» **Exercise aim**:
Give again, verbatim, the lines between the line that contains "Convert this chart to Plotly code." and the line that contains "cycles = list(range(1, 46))", counting both ends. Pictures are excluded from the copy.

## Begin Data

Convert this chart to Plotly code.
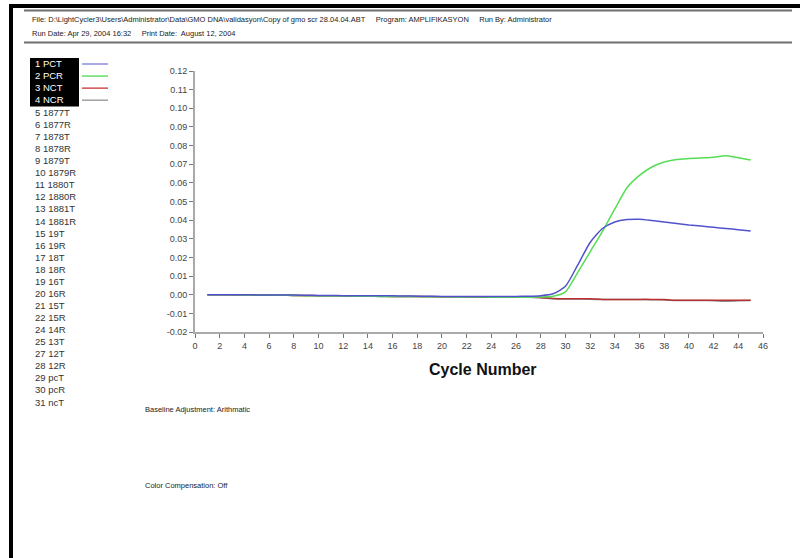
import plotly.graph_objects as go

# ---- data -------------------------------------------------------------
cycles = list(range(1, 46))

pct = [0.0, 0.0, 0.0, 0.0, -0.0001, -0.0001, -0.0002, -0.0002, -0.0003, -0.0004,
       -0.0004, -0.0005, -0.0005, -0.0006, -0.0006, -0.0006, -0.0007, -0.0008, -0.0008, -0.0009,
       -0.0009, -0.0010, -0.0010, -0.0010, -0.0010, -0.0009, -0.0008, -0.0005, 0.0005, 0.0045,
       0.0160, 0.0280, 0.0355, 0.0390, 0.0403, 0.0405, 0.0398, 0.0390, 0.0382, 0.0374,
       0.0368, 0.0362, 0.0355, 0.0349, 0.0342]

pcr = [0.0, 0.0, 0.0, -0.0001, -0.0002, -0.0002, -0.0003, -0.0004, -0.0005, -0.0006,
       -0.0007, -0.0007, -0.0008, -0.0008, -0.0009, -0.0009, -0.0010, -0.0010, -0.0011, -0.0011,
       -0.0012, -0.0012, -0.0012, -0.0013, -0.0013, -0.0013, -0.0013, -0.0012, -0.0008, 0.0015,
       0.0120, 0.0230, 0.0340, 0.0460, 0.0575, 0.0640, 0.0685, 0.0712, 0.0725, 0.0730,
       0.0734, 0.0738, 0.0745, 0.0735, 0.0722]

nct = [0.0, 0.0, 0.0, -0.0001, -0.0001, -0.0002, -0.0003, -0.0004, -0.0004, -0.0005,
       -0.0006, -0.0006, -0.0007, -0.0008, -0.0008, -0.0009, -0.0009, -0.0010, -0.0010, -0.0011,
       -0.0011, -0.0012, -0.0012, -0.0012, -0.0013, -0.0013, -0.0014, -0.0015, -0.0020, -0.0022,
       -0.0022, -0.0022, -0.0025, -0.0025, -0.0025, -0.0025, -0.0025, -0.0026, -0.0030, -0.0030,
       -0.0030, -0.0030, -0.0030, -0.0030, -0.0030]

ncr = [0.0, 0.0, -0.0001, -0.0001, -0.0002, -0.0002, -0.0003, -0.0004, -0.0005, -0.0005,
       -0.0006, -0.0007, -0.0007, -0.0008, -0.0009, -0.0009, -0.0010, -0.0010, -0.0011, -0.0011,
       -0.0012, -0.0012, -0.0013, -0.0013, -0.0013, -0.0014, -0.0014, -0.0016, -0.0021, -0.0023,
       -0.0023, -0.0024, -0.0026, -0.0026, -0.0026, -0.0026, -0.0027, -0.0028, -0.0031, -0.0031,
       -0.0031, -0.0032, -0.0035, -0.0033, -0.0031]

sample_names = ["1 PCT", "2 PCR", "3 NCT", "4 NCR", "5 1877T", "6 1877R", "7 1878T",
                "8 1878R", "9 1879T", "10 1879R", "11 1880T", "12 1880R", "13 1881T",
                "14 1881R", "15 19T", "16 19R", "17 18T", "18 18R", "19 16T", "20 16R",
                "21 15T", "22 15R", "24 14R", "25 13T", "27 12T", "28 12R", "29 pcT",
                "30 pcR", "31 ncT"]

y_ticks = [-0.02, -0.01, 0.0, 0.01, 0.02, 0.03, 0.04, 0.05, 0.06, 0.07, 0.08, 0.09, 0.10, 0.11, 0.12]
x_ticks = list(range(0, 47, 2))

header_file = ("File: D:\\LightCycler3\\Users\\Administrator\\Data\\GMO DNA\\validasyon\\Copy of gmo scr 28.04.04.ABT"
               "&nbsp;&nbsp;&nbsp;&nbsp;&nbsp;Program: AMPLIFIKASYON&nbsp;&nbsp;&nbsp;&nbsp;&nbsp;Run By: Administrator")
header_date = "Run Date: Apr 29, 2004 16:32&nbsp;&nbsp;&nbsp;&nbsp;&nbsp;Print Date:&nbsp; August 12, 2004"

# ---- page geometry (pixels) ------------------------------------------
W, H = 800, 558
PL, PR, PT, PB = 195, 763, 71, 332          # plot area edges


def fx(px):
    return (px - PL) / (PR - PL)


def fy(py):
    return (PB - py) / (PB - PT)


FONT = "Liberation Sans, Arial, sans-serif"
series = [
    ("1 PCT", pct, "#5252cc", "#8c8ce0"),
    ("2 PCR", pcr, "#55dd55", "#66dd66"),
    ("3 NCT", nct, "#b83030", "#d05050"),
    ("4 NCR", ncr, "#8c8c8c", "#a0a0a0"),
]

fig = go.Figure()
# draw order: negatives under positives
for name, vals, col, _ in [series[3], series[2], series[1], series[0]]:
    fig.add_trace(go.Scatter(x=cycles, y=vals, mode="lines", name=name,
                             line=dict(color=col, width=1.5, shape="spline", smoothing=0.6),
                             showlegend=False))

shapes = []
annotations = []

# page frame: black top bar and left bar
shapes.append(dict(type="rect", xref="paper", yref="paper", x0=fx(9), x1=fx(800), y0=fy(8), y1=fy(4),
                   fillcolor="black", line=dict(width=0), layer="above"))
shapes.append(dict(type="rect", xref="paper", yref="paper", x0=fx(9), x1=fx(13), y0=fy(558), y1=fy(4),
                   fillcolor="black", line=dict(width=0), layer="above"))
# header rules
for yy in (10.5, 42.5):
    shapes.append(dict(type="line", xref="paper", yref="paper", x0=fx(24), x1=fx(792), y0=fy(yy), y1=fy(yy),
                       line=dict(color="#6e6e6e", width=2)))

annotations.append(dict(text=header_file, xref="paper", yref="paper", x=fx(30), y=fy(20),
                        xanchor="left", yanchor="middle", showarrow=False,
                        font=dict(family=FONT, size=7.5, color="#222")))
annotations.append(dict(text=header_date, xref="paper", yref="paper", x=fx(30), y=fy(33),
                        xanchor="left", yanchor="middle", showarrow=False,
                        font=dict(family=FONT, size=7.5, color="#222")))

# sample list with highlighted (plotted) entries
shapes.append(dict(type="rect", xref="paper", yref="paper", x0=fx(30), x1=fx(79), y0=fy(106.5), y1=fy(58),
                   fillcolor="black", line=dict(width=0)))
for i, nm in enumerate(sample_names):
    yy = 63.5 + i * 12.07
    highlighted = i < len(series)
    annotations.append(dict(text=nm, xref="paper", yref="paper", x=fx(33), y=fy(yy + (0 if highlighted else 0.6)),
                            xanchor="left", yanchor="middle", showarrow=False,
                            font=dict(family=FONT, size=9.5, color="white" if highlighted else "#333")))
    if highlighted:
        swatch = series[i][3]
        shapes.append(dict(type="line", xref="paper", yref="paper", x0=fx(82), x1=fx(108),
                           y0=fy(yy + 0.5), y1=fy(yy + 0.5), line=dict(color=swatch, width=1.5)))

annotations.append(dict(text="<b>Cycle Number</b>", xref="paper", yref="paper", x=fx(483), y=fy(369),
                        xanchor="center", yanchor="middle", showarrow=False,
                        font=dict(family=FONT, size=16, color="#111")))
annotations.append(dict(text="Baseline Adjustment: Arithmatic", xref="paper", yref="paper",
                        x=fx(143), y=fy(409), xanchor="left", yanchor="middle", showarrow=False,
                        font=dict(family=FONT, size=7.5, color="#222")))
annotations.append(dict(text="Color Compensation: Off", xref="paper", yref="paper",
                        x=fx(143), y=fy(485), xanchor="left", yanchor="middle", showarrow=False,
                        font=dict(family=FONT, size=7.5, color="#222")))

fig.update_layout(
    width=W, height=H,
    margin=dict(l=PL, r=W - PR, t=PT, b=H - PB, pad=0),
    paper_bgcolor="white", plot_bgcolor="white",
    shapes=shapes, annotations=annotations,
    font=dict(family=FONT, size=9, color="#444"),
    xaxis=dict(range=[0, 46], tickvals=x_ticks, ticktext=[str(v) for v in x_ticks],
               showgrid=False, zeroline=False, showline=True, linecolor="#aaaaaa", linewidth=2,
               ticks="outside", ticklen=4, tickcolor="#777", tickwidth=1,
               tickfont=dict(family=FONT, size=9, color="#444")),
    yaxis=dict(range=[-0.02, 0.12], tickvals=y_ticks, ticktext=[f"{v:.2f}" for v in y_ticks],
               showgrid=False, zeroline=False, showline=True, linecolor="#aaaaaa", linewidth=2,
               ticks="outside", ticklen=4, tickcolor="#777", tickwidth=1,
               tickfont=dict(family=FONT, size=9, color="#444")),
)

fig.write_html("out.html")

## End Data
## Begin Data

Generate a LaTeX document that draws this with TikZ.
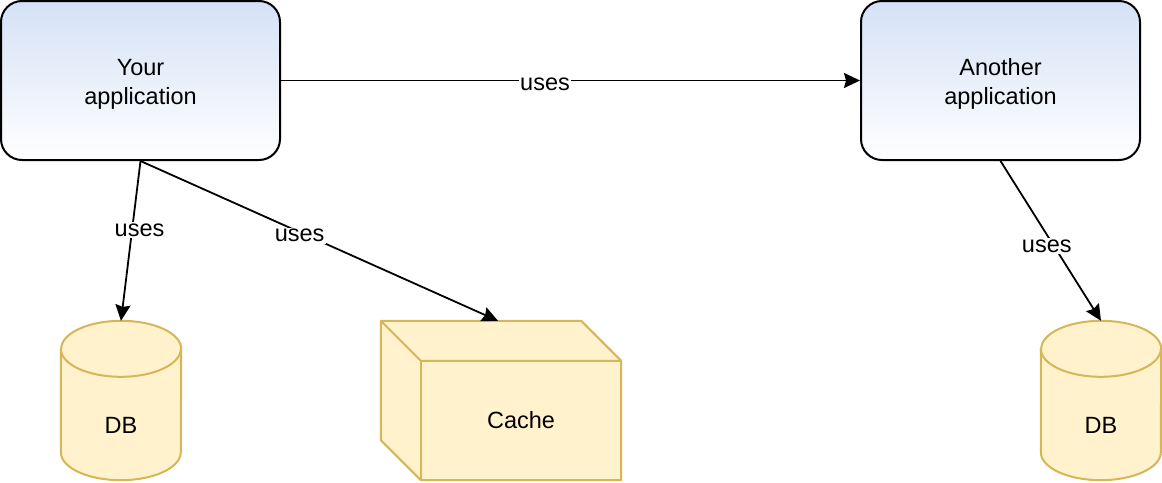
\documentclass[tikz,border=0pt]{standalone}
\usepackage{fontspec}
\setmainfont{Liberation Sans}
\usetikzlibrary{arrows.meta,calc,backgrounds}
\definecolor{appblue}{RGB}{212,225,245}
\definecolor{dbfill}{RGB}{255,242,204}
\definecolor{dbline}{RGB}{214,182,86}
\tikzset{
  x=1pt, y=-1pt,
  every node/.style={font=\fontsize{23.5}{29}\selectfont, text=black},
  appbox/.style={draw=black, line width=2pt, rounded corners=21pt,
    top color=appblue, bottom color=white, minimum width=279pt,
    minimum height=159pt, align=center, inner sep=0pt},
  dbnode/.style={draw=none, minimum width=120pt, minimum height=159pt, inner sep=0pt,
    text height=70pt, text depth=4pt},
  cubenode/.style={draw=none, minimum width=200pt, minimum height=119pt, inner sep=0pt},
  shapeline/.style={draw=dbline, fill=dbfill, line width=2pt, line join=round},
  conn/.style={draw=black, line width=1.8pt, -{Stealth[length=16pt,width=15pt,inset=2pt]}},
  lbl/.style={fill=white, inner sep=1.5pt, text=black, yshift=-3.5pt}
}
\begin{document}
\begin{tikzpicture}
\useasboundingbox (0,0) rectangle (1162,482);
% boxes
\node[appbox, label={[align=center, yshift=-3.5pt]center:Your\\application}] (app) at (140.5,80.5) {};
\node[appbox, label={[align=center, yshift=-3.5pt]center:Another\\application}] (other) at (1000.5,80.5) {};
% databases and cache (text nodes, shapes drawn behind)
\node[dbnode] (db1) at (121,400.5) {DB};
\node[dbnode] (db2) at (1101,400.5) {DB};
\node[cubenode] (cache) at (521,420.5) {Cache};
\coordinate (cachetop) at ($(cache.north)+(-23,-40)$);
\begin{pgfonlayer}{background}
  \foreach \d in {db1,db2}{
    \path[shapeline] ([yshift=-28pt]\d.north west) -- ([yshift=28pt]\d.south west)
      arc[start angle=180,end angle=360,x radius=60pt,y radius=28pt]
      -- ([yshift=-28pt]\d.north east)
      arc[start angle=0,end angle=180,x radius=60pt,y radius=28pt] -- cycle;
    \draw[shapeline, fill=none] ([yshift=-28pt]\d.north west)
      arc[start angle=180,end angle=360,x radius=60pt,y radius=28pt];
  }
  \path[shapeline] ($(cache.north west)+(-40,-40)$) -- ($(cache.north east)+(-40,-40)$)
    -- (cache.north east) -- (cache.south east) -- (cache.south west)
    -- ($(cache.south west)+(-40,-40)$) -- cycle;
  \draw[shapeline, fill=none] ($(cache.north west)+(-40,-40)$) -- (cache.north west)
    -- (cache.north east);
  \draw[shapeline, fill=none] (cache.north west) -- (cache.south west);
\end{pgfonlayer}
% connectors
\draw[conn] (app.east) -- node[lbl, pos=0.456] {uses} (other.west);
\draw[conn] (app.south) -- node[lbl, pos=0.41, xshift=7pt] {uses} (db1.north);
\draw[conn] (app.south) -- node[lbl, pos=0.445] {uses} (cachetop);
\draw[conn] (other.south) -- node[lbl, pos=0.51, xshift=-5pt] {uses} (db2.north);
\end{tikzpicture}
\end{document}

## End Data

» **Final result**:
Convert this chart to Plotly code.
import plotly.graph_objects as go

# ---- data -------------------------------------------------------------
cycles = list(range(1, 46))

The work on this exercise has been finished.